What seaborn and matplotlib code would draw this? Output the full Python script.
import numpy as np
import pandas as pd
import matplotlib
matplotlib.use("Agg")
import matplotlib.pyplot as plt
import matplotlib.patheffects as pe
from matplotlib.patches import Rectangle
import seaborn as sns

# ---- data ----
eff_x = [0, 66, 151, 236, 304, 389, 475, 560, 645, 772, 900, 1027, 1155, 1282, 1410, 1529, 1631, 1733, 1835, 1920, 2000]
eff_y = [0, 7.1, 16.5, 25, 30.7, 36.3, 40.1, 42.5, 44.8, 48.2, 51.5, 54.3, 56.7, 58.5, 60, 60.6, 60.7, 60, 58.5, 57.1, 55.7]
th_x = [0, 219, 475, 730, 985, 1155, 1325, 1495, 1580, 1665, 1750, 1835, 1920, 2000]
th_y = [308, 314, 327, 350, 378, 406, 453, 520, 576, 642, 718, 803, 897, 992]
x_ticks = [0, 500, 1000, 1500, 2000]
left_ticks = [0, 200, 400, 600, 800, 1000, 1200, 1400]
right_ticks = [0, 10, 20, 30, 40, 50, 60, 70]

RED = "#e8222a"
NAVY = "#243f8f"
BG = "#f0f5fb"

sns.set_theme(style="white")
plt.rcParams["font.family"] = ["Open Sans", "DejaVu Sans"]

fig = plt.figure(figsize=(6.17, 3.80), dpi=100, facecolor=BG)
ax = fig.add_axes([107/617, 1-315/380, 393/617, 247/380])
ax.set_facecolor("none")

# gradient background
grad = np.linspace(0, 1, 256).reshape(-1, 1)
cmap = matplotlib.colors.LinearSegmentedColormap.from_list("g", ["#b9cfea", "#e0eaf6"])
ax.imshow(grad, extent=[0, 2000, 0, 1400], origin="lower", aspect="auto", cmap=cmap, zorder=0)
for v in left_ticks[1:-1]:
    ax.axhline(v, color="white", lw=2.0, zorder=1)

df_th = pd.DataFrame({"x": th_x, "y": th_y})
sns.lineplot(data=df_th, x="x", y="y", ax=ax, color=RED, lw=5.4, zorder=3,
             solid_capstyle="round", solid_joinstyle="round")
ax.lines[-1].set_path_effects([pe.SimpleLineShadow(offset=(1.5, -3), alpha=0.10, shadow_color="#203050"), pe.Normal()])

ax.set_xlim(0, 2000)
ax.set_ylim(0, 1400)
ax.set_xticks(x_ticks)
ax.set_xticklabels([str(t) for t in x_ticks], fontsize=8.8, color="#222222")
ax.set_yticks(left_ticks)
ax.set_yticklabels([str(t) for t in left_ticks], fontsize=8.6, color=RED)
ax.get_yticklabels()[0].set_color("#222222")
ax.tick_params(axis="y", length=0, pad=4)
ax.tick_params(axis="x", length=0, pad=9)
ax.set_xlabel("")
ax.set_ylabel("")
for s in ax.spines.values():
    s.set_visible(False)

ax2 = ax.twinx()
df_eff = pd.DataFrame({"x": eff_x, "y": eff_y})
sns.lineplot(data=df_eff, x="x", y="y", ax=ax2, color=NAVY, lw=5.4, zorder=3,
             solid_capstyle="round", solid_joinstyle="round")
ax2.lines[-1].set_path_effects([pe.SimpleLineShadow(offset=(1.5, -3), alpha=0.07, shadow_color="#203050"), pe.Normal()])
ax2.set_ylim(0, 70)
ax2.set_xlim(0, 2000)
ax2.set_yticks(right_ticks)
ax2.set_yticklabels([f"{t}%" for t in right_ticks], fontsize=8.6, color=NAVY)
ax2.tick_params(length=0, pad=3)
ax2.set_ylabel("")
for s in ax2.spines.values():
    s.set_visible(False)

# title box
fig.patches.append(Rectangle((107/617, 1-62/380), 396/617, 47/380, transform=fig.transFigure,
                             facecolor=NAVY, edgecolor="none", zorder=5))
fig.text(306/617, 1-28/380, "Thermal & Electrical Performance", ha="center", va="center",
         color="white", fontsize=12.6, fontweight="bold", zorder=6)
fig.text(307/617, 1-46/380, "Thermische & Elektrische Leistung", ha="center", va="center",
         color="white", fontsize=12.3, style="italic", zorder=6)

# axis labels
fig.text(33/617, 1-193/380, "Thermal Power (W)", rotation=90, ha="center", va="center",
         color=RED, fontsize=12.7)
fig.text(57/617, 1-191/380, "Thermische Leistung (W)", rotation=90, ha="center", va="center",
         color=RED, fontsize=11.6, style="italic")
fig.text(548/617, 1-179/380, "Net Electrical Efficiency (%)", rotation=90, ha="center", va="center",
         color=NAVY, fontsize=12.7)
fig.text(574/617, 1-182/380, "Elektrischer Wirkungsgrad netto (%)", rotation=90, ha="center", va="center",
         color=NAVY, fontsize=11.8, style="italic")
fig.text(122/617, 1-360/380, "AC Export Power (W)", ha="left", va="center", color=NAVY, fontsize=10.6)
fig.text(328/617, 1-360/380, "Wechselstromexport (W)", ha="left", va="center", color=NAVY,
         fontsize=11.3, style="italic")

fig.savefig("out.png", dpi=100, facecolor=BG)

····················

◆ Prompt: Return the full listing, character for character.

◆ Result of this exercise:
What seaborn and matplotlib code would draw this? Output the full Python script.
import numpy as np
import pandas as pd
import matplotlib
matplotlib.use("Agg")
import matplotlib.pyplot as plt
import matplotlib.patheffects as pe
from matplotlib.patches import Rectangle
import seaborn as sns

# ---- data ----
eff_x = [0, 66, 151, 236, 304, 389, 475, 560, 645, 772, 900, 1027, 1155, 1282, 1410, 1529, 1631, 1733, 1835, 1920, 2000]
eff_y = [0, 7.1, 16.5, 25, 30.7, 36.3, 40.1, 42.5, 44.8, 48.2, 51.5, 54.3, 56.7, 58.5, 60, 60.6, 60.7, 60, 58.5, 57.1, 55.7]
th_x = [0, 219, 475, 730, 985, 1155, 1325, 1495, 1580, 1665, 1750, 1835, 1920, 2000]
th_y = [308, 314, 327, 350, 378, 406, 453, 520, 576, 642, 718, 803, 897, 992]
x_ticks = [0, 500, 1000, 1500, 2000]
left_ticks = [0, 200, 400, 600, 800, 1000, 1200, 1400]
right_ticks = [0, 10, 20, 30, 40, 50, 60, 70]

RED = "#e8222a"
NAVY = "#243f8f"
BG = "#f0f5fb"

sns.set_theme(style="white")
plt.rcParams["font.family"] = ["Open Sans", "DejaVu Sans"]

fig = plt.figure(figsize=(6.17, 3.80), dpi=100, facecolor=BG)
ax = fig.add_axes([107/617, 1-315/380, 393/617, 247/380])
ax.set_facecolor("none")

# gradient background
grad = np.linspace(0, 1, 256).reshape(-1, 1)
cmap = matplotlib.colors.LinearSegmentedColormap.from_list("g", ["#b9cfea", "#e0eaf6"])
ax.imshow(grad, extent=[0, 2000, 0, 1400], origin="lower", aspect="auto", cmap=cmap, zorder=0)
for v in left_ticks[1:-1]:
    ax.axhline(v, color="white", lw=2.0, zorder=1)

df_th = pd.DataFrame({"x": th_x, "y": th_y})
sns.lineplot(data=df_th, x="x", y="y", ax=ax, color=RED, lw=5.4, zorder=3,
             solid_capstyle="round", solid_joinstyle="round")
ax.lines[-1].set_path_effects([pe.SimpleLineShadow(offset=(1.5, -3), alpha=0.10, shadow_color="#203050"), pe.Normal()])

ax.set_xlim(0, 2000)
ax.set_ylim(0, 1400)
ax.set_xticks(x_ticks)
ax.set_xticklabels([str(t) for t in x_ticks], fontsize=8.8, color="#222222")
ax.set_yticks(left_ticks)
ax.set_yticklabels([str(t) for t in left_ticks], fontsize=8.6, color=RED)
ax.get_yticklabels()[0].set_color("#222222")
ax.tick_params(axis="y", length=0, pad=4)
ax.tick_params(axis="x", length=0, pad=9)
ax.set_xlabel("")
ax.set_ylabel("")
for s in ax.spines.values():
    s.set_visible(False)

ax2 = ax.twinx()
df_eff = pd.DataFrame({"x": eff_x, "y": eff_y})
sns.lineplot(data=df_eff, x="x", y="y", ax=ax2, color=NAVY, lw=5.4, zorder=3,
             solid_capstyle="round", solid_joinstyle="round")
ax2.lines[-1].set_path_effects([pe.SimpleLineShadow(offset=(1.5, -3), alpha=0.07, shadow_color="#203050"), pe.Normal()])
ax2.set_ylim(0, 70)
ax2.set_xlim(0, 2000)
ax2.set_yticks(right_ticks)
ax2.set_yticklabels([f"{t}%" for t in right_ticks], fontsize=8.6, color=NAVY)
ax2.tick_params(length=0, pad=3)
ax2.set_ylabel("")
for s in ax2.spines.values():
    s.set_visible(False)

# title box
fig.patches.append(Rectangle((107/617, 1-62/380), 396/617, 47/380, transform=fig.transFigure,
                             facecolor=NAVY, edgecolor="none", zorder=5))
fig.text(306/617, 1-28/380, "Thermal & Electrical Performance", ha="center", va="center",
         color="white", fontsize=12.6, fontweight="bold", zorder=6)
fig.text(307/617, 1-46/380, "Thermische & Elektrische Leistung", ha="center", va="center",
         color="white", fontsize=12.3, style="italic", zorder=6)

# axis labels
fig.text(33/617, 1-193/380, "Thermal Power (W)", rotation=90, ha="center", va="center",
         color=RED, fontsize=12.7)
fig.text(57/617, 1-191/380, "Thermische Leistung (W)", rotation=90, ha="center", va="center",
         color=RED, fontsize=11.6, style="italic")
fig.text(548/617, 1-179/380, "Net Electrical Efficiency (%)", rotation=90, ha="center", va="center",
         color=NAVY, fontsize=12.7)
fig.text(574/617, 1-182/380, "Elektrischer Wirkungsgrad netto (%)", rotation=90, ha="center", va="center",
         color=NAVY, fontsize=11.8, style="italic")
fig.text(122/617, 1-360/380, "AC Export Power (W)", ha="left", va="center", color=NAVY, fontsize=10.6)
fig.text(328/617, 1-360/380, "Wechselstromexport (W)", ha="left", va="center", color=NAVY,
         fontsize=11.3, style="italic")

fig.savefig("out.png", dpi=100, facecolor=BG)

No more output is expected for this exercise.